EXERCISE DIRECTIONS:
Pictures aside, quote the whole listing exactly.

SOURCE DATA:
——

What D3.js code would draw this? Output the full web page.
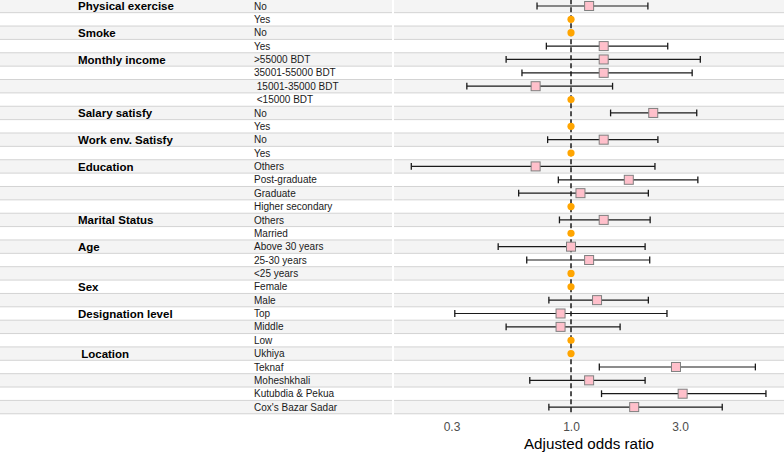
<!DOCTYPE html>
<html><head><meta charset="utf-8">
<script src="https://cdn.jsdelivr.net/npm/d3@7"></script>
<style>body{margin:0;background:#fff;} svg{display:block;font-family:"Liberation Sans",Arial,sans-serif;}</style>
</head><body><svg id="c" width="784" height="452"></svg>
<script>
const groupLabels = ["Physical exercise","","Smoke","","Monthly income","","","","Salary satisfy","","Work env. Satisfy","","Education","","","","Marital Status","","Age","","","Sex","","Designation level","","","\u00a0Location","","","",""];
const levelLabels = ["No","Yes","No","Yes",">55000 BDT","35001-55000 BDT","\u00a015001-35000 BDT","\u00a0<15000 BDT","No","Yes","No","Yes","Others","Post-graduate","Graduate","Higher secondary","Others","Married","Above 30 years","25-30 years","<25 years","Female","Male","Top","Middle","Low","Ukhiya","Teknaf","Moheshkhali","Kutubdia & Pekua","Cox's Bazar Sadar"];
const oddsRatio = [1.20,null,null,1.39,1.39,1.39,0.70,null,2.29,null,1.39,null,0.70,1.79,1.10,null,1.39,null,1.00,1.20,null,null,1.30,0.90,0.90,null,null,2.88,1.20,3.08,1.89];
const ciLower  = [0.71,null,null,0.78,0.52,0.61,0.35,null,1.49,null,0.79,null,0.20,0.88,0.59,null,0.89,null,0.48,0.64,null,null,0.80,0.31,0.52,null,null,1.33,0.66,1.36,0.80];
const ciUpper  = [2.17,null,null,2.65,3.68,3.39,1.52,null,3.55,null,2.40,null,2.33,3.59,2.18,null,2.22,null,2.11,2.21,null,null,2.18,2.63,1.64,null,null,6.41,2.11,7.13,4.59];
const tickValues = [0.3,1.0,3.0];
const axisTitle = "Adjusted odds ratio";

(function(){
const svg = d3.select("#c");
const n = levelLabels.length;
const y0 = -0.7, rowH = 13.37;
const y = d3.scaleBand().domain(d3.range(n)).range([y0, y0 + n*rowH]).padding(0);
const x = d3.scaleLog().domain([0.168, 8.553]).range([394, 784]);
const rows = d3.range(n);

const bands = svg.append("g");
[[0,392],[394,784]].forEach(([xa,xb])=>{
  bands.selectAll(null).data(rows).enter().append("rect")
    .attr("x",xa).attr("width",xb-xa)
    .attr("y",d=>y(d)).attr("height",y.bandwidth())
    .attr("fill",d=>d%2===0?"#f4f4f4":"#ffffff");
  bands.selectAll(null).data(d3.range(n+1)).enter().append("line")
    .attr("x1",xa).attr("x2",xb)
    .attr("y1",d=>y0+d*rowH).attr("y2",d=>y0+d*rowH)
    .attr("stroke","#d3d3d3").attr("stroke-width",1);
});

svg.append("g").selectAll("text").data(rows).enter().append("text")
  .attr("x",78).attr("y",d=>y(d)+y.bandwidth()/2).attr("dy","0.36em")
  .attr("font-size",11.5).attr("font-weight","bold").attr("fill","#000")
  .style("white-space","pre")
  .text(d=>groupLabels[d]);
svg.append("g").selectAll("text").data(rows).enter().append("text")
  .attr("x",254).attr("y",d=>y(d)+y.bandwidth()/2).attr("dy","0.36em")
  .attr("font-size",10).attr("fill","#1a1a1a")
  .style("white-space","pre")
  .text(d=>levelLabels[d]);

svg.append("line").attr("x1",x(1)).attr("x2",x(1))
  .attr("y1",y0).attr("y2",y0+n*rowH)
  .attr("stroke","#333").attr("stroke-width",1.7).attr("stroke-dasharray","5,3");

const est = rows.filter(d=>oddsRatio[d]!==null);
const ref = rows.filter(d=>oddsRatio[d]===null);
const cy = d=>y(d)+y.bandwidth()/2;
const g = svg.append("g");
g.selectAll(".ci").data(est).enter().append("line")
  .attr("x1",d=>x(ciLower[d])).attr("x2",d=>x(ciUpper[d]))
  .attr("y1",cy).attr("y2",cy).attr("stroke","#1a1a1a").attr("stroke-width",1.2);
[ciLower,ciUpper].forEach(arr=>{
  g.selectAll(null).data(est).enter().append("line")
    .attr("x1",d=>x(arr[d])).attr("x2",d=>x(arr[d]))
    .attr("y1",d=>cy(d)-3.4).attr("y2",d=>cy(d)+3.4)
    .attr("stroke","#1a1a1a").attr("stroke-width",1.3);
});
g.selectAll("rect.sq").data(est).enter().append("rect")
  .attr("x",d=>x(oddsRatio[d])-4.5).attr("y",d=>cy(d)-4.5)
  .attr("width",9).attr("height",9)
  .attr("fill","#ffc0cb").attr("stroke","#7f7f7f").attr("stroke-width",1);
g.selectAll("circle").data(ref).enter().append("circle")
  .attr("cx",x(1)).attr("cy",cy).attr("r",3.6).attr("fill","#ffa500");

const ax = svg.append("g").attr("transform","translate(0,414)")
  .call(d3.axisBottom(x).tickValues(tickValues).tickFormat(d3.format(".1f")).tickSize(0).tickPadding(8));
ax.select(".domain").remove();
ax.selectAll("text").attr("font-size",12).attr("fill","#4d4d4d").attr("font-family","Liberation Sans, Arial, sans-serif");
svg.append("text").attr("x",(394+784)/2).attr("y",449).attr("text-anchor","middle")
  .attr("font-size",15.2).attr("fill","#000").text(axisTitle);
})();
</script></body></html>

——

THE ANSWER:
What D3.js code would draw this? Output the full web page.
<!DOCTYPE html>
<html><head><meta charset="utf-8">
<script src="https://cdn.jsdelivr.net/npm/d3@7"></script>
<style>body{margin:0;background:#fff;} svg{display:block;font-family:"Liberation Sans",Arial,sans-serif;}</style>
</head><body><svg id="c" width="784" height="452"></svg>
<script>
const groupLabels = ["Physical exercise","","Smoke","","Monthly income","","","","Salary satisfy","","Work env. Satisfy","","Education","","","","Marital Status","","Age","","","Sex","","Designation level","","","\u00a0Location","","","",""];
const levelLabels = ["No","Yes","No","Yes",">55000 BDT","35001-55000 BDT","\u00a015001-35000 BDT","\u00a0<15000 BDT","No","Yes","No","Yes","Others","Post-graduate","Graduate","Higher secondary","Others","Married","Above 30 years","25-30 years","<25 years","Female","Male","Top","Middle","Low","Ukhiya","Teknaf","Moheshkhali","Kutubdia & Pekua","Cox's Bazar Sadar"];
const oddsRatio = [1.20,null,null,1.39,1.39,1.39,0.70,null,2.29,null,1.39,null,0.70,1.79,1.10,null,1.39,null,1.00,1.20,null,null,1.30,0.90,0.90,null,null,2.88,1.20,3.08,1.89];
const ciLower  = [0.71,null,null,0.78,0.52,0.61,0.35,null,1.49,null,0.79,null,0.20,0.88,0.59,null,0.89,null,0.48,0.64,null,null,0.80,0.31,0.52,null,null,1.33,0.66,1.36,0.80];
const ciUpper  = [2.17,null,null,2.65,3.68,3.39,1.52,null,3.55,null,2.40,null,2.33,3.59,2.18,null,2.22,null,2.11,2.21,null,null,2.18,2.63,1.64,null,null,6.41,2.11,7.13,4.59];
const tickValues = [0.3,1.0,3.0];
const axisTitle = "Adjusted odds ratio";

(function(){
const svg = d3.select("#c");
const n = levelLabels.length;
const y0 = -0.7, rowH = 13.37;
const y = d3.scaleBand().domain(d3.range(n)).range([y0, y0 + n*rowH]).padding(0);
const x = d3.scaleLog().domain([0.168, 8.553]).range([394, 784]);
const rows = d3.range(n);

const bands = svg.append("g");
[[0,392],[394,784]].forEach(([xa,xb])=>{
  bands.selectAll(null).data(rows).enter().append("rect")
    .attr("x",xa).attr("width",xb-xa)
    .attr("y",d=>y(d)).attr("height",y.bandwidth())
    .attr("fill",d=>d%2===0?"#f4f4f4":"#ffffff");
  bands.selectAll(null).data(d3.range(n+1)).enter().append("line")
    .attr("x1",xa).attr("x2",xb)
    .attr("y1",d=>y0+d*rowH).attr("y2",d=>y0+d*rowH)
    .attr("stroke","#d3d3d3").attr("stroke-width",1);
});

svg.append("g").selectAll("text").data(rows).enter().append("text")
  .attr("x",78).attr("y",d=>y(d)+y.bandwidth()/2).attr("dy","0.36em")
  .attr("font-size",11.5).attr("font-weight","bold").attr("fill","#000")
  .style("white-space","pre")
  .text(d=>groupLabels[d]);
svg.append("g").selectAll("text").data(rows).enter().append("text")
  .attr("x",254).attr("y",d=>y(d)+y.bandwidth()/2).attr("dy","0.36em")
  .attr("font-size",10).attr("fill","#1a1a1a")
  .style("white-space","pre")
  .text(d=>levelLabels[d]);

svg.append("line").attr("x1",x(1)).attr("x2",x(1))
  .attr("y1",y0).attr("y2",y0+n*rowH)
  .attr("stroke","#333").attr("stroke-width",1.7).attr("stroke-dasharray","5,3");

const est = rows.filter(d=>oddsRatio[d]!==null);
const ref = rows.filter(d=>oddsRatio[d]===null);
const cy = d=>y(d)+y.bandwidth()/2;
const g = svg.append("g");
g.selectAll(".ci").data(est).enter().append("line")
  .attr("x1",d=>x(ciLower[d])).attr("x2",d=>x(ciUpper[d]))
  .attr("y1",cy).attr("y2",cy).attr("stroke","#1a1a1a").attr("stroke-width",1.2);
[ciLower,ciUpper].forEach(arr=>{
  g.selectAll(null).data(est).enter().append("line")
    .attr("x1",d=>x(arr[d])).attr("x2",d=>x(arr[d]))
    .attr("y1",d=>cy(d)-3.4).attr("y2",d=>cy(d)+3.4)
    .attr("stroke","#1a1a1a").attr("stroke-width",1.3);
});
g.selectAll("rect.sq").data(est).enter().append("rect")
  .attr("x",d=>x(oddsRatio[d])-4.5).attr("y",d=>cy(d)-4.5)
  .attr("width",9).attr("height",9)
  .attr("fill","#ffc0cb").attr("stroke","#7f7f7f").attr("stroke-width",1);
g.selectAll("circle").data(ref).enter().append("circle")
  .attr("cx",x(1)).attr("cy",cy).attr("r",3.6).attr("fill","#ffa500");

const ax = svg.append("g").attr("transform","translate(0,414)")
  .call(d3.axisBottom(x).tickValues(tickValues).tickFormat(d3.format(".1f")).tickSize(0).tickPadding(8));
ax.select(".domain").remove();
ax.selectAll("text").attr("font-size",12).attr("fill","#4d4d4d").attr("font-family","Liberation Sans, Arial, sans-serif");
svg.append("text").attr("x",(394+784)/2).attr("y",449).attr("text-anchor","middle")
  .attr("font-size",15.2).attr("fill","#000").text(axisTitle);
})();
</script></body></html>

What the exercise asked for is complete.